MUI dan Para “Pecundang”

Oleh: Khairil Miswar 

Bireuen, 19 Oktober 2016

Prof. Dr. HAMKA, Ketua MUI Pertama
Sumber Foto: Buku Rusydi Hamka

Pernyataan sikap Majelis Ulama Indonesia (MUI) yang meminta Ahok diproses hukum karena telah menghina Alquran dan ulama akhirnya menuai protes dari insan-insan latah dan para “pecundang” agama. Republika Online (18/10/16) mengabarkan bahwa sebuah petisi agar MUI dibubarkan telah mencuat di laman chage.org. Dalam petisi dimaksud, MUI dituding sebagai provokator yang telah memicu keresahan di tengah masyarakat. MUI juga dituduh sebagai lembaga yang menebarkan kebencian, permusuhan dan teror terhadap sesama.

Sebagai manusia yang telah dianugerahi akal, kita tentu tidak dapat menerima begitu saja segala tuduhan yang dilancarkan terhadap MUI seperti provokator, penebar kebencian, permusuhan dan penebar teror. Dalam banyak kasus, justru provokasi dilakukan oleh golongan minoritas – meskipun saya tidak sepakat dengan istilah ini. Lihat saja dalam beberapa kasus kekerasan antar umat beragama, hampir semuanya berawal dari provokasi-provokasi pihak minoritas. Kasus terbaru adalah pembakaran gereja di Singkil dan juga pembakaran vihara di Tanjung Balai. Siapa yang memulai provokasi? MUI-kah?

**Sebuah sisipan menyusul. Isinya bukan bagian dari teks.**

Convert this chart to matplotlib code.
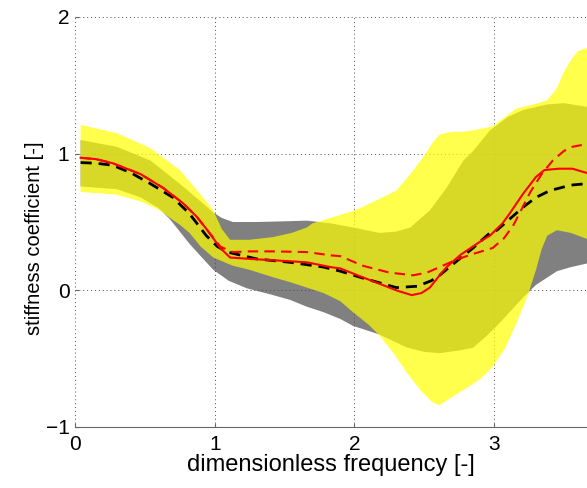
import numpy as np
import matplotlib
matplotlib.use("Agg")
import matplotlib.pyplot as plt

plt.rcParams["font.family"] = ["Liberation Sans", "DejaVu Sans"]

# yellow band (upper / lower edge)
yel_up_x = [0.04, 0.3, 0.54, 0.75, 0.9, 0.99, 1.05, 1.11, 1.25, 1.42, 1.55, 1.66, 1.70, 1.83,
            1.99, 2.06, 2.18, 2.30, 2.40, 2.49, 2.56, 2.61, 2.70, 2.78, 2.85, 2.99, 3.08, 3.16,
            3.28, 3.38, 3.45, 3.50, 3.56, 3.60, 3.68]
yel_up_y = [1.21, 1.15, 1.04, 0.88, 0.70, 0.585, 0.45, 0.37, 0.37, 0.39, 0.42, 0.46, 0.49, 0.53,
            0.58, 0.61, 0.67, 0.73, 0.85, 0.97, 1.08, 1.14, 1.16, 1.16, 1.17, 1.20, 1.27, 1.33,
            1.36, 1.39, 1.48, 1.60, 1.70, 1.75, 1.78]
yel_lo_x = [0.04, 0.3, 0.47, 0.60, 0.68, 0.75, 0.82, 0.90, 0.99, 1.13, 1.25, 1.42, 1.54, 1.66,
            1.78, 1.90, 1.99, 2.10, 2.17, 2.28, 2.38, 2.48, 2.56, 2.61, 2.70, 2.78, 2.90, 2.99,
            3.08, 3.16, 3.24, 3.30, 3.34, 3.38, 3.45, 3.55, 3.68]
yel_lo_y = [0.72, 0.70, 0.65, 0.59, 0.53, 0.48, 0.42, 0.32, 0.24, 0.18, 0.15, 0.095, 0.06, 0.02,
            -0.02, -0.08, -0.16, -0.25, -0.32, -0.46, -0.61, -0.74, -0.82, -0.84, -0.78, -0.73,
            -0.65, -0.56, -0.42, -0.24, -0.04, 0.15, 0.30, 0.40, 0.44, 0.42, 0.37]

# gray band (upper / lower edge)
gry_up_x = [0.04, 0.3, 0.54, 0.75, 0.90, 0.99, 1.05, 1.13, 1.30, 1.50, 1.66, 1.83, 1.99, 2.18,
            2.30, 2.40, 2.54, 2.66, 2.78, 2.85, 2.97, 3.10, 3.21, 3.38, 3.50, 3.68]
gry_up_y = [1.10, 1.05, 0.95, 0.78, 0.65, 0.57, 0.53, 0.50, 0.50, 0.505, 0.51, 0.49, 0.46, 0.42,
            0.43, 0.46, 0.585, 0.75, 0.95, 1.02, 1.17, 1.27, 1.32, 1.36, 1.37, 1.34]
gry_lo_x = [0.04, 0.3, 0.47, 0.60, 0.68, 0.75, 0.82, 0.90, 0.99, 1.10, 1.23, 1.40, 1.54, 1.66,
            1.78, 1.90, 1.99, 2.17, 2.38, 2.50, 2.61, 2.75, 2.85, 2.95, 3.02, 3.12, 3.21, 3.30,
            3.45, 3.55, 3.68]
gry_lo_y = [0.76, 0.74, 0.68, 0.60, 0.52, 0.43, 0.34, 0.25, 0.15, 0.07, 0.015, -0.03, -0.07,
            -0.12, -0.16, -0.21, -0.26, -0.32, -0.42, -0.45, -0.46, -0.44, -0.42, -0.33, -0.26,
            -0.15, -0.05, 0.04, 0.14, 0.17, 0.20]

# mean curve (black dashed)
mean_x = [0.04, 0.15, 0.27, 0.40, 0.54, 0.70, 0.82, 0.94, 1.02, 1.09, 1.30, 1.54, 1.78, 1.90,
          2.06, 2.30, 2.45, 2.55, 2.61, 2.68, 2.85, 2.97, 3.02, 3.21, 3.30, 3.40, 3.55, 3.66]
mean_y = [0.935, 0.93, 0.915, 0.86, 0.78, 0.68, 0.56, 0.40, 0.32, 0.28, 0.23, 0.205, 0.17, 0.14,
          0.09, 0.02, 0.03, 0.07, 0.11, 0.17, 0.31, 0.42, 0.44, 0.61, 0.68, 0.73, 0.77, 0.78]

# red solid
red_x = [0.04, 0.15, 0.27, 0.47, 0.63, 0.77, 0.87, 0.94, 1.04, 1.11, 1.25, 1.42, 1.66, 1.83,
         1.90, 2.06, 2.20, 2.30, 2.41, 2.48, 2.54, 2.61, 2.66, 2.76, 2.92, 2.97, 3.06, 3.11,
         3.21, 3.24, 3.30, 3.36, 3.46, 3.56, 3.66]
red_y = [0.97, 0.96, 0.93, 0.85, 0.75, 0.64, 0.54, 0.45, 0.31, 0.24, 0.23, 0.22, 0.205, 0.17,
         0.16, 0.095, 0.04, 0.0, -0.035, -0.02, 0.02, 0.11, 0.17, 0.26, 0.37, 0.40, 0.49, 0.56,
         0.71, 0.75, 0.83, 0.88, 0.89, 0.89, 0.86]

# red dashed
redd_x = [0.04, 0.15, 0.27, 0.47, 0.63, 0.77, 0.87, 0.94, 1.04, 1.13, 1.25, 1.42, 1.66, 1.83,
          1.90, 2.06, 2.25, 2.42, 2.52, 2.61, 2.72, 2.83, 2.99, 3.07, 3.14, 3.26, 3.34, 3.42,
          3.50, 3.56, 3.66]
redd_y = [0.97, 0.96, 0.93, 0.85, 0.75, 0.64, 0.54, 0.45, 0.32, 0.28, 0.285, 0.285, 0.28, 0.256,
          0.25, 0.18, 0.13, 0.11, 0.13, 0.17, 0.22, 0.26, 0.31, 0.38, 0.48, 0.72, 0.85, 0.95,
          1.02, 1.05, 1.07]


def band(x_up, y_up, x_lo, y_lo):
    return (np.concatenate([x_up, x_lo[::-1]]), np.concatenate([y_up, y_lo[::-1]]))


fig = plt.figure(figsize=(5.87, 4.88), dpi=100)
ax = fig.add_axes([75 / 587, 61 / 488, 512 / 587, 410 / 488])

gx, gy = band(gry_up_x, gry_up_y, gry_lo_x, gry_lo_y)
ax.fill(gx, gy, color=(0.5, 0.5, 0.5), lw=0, zorder=1)
yx, yy = band(yel_up_x, yel_up_y, yel_lo_x, yel_lo_y)
ax.fill(yx, yy, color=(1, 1, 0), alpha=0.7, lw=0, zorder=2)

ax.plot(mean_x, mean_y, color="black", ls=(0, (4, 2.5)), lw=2, zorder=3)
ax.plot(redd_x, redd_y, color="red", ls=(0, (5, 3)), lw=1.5, zorder=4)
ax.plot(red_x, red_y, color="red", lw=1.5, zorder=5)

ax.set_xlim(0, 3.665)
ax.set_ylim(-1, 2)
ax.set_xticks([0, 1, 2, 3])
ax.set_yticks([-1, 0, 1, 2])
ax.grid(True, ls=(0, (1, 3)), color="0.3", lw=0.7)
ax.tick_params(direction="in", length=3, width=0.8, color="0.4", labelsize=15)
ax.tick_params(axis="y", pad=4)
ax.tick_params(axis="x", pad=6)
for s in ["top", "right", "left"]:
    ax.spines[s].set_visible(False)
ax.spines["bottom"].set_color("0.4")
ax.set_xlabel("dimensionless frequency [-]", fontsize=17, labelpad=0)
ax.set_ylabel("stiffness coefficient [-]", fontsize=14.5, labelpad=1)
ax.yaxis.label.set_y(0.46)

fig.savefig("out.png", dpi=100)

Kita juga patut bertanya kepada insan-insan latah dan pecundang agama, apakah benar MUI telah menebar kebencian? Kepada siap kebencian itu ditebar? Kepada non muslim? Apakah menyatakan sebuah pendapat dan sikap itu bisa disebut menebar kebencian? Apakah pernah MUI berfatwa bahwa seluruh non muslim harus diusir dari Indonesia? Bukankah menuduh tanpa data dan fakta adalah lebih rendah dari takhayul?

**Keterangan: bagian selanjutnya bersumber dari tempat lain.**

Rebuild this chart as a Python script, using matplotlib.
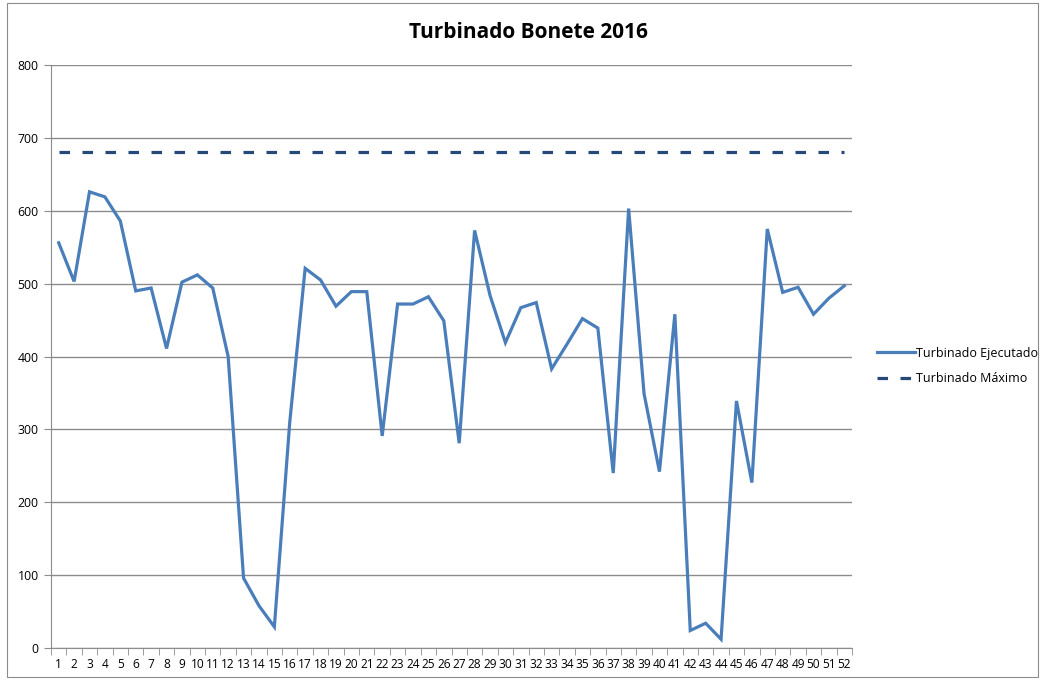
import matplotlib

matplotlib.use('Agg')
import matplotlib.pyplot as plt
from matplotlib.patches import Rectangle

weeks = list(range(1, 53))
ejecutado = [556, 503, 626, 619, 586, 490, 494, 411, 502, 512,
             494, 400, 96, 58, 29, 310, 521, 505, 469, 489,
             489, 291, 472, 472, 482, 449, 281, 573, 484, 419,
             467, 474, 383, 417, 452, 439, 240, 603, 349, 242,
             458, 24, 34, 12, 339, 227, 575, 488, 495, 458,
             480, 497]
maximo = [680] * len(weeks)

blue = '#4a7ebb'
navy = '#254a7a'
grid_color = '#8c8c8c'

plt.rcParams['font.family'] = ['Open Sans', 'DejaVu Sans']

fig = plt.figure(figsize=(10.4, 6.82), dpi=100)
ax = fig.add_axes([51 / 1040, 1 - 648 / 682, 801 / 1040, 583 / 682])

ax.plot(weeks, ejecutado, color=blue, lw=2.3, solid_joinstyle='miter',
        label='Turbinado Ejecutado', zorder=3)
ax.plot(weeks, maximo, color=navy, lw=2.3, dashes=(3.3, 3.9),
        dash_capstyle='butt', label='Turbinado Máximo', zorder=3)

ax.set_xlim(0.5, 52.5)
ax.set_ylim(0, 800)
ax.set_yticks(range(0, 801, 100))
ax.set_xticks(weeks)
ax.set_xticklabels([str(w) for w in weeks], fontsize=8.6)
ax.tick_params(axis='x', length=0, pad=7)
ax.set_xticks([w + 0.5 for w in range(0, 53)], minor=True)
ax.tick_params(axis='x', which='minor', length=5, color=grid_color, direction='out')
ax.tick_params(axis='y', length=5, color=grid_color, labelsize=8.8, pad=4)
ax.grid(axis='y', color=grid_color, lw=1)
ax.set_axisbelow(True)
for side in ['top', 'right']:
    ax.spines[side].set_visible(False)
for side in ['left', 'bottom']:
    ax.spines[side].set_color(grid_color)

fig.text(528 / 1040, 1 - 33 / 682, 'Turbinado Bonete 2016', fontsize=15,
         fontweight='bold', ha='center', va='center')

fig.legend(loc='center left', bbox_to_anchor=(866 / 1040, 1 - 366 / 682),
           frameon=False, fontsize=9, handlelength=3.0, handletextpad=0.1,
           labelspacing=1.0)

fig.patches.append(Rectangle((7 / 1040, 5 / 682), 1 - 9 / 1040, 1 - 8 / 682,
                             transform=fig.transFigure, fill=False,
                             edgecolor='#8c8c8c', lw=0.8))

fig.savefig('out.png', dpi=100)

Insan-insan latah dan pecundang agama juga menyebut MUI menebar permusuhan. Bisakah tuduhan ini dibuktikan? Pernahkah MUI mengumumkan perang terhadap non muslim? Sebaliknya, justru MUI dalam setiap pernyataanya selalu saja meminta kepada umat Islam agar tidak melakukan tindakan anarkhis. Jika pun terjadi kekerasan dalam sebagian kasus, tentu tidak bisa dijadikan dalil bahwa MUI telah menebar permusuhan. Jika benar MUI menebar permusuhan, tentunya keberagaman agama akan lenyap di Indonesia. Tapi kenyataannya tidak demikian. Bahkan intelektual-intelektual “nyeleneh” pun bisa enjoy saja tanpa diusik.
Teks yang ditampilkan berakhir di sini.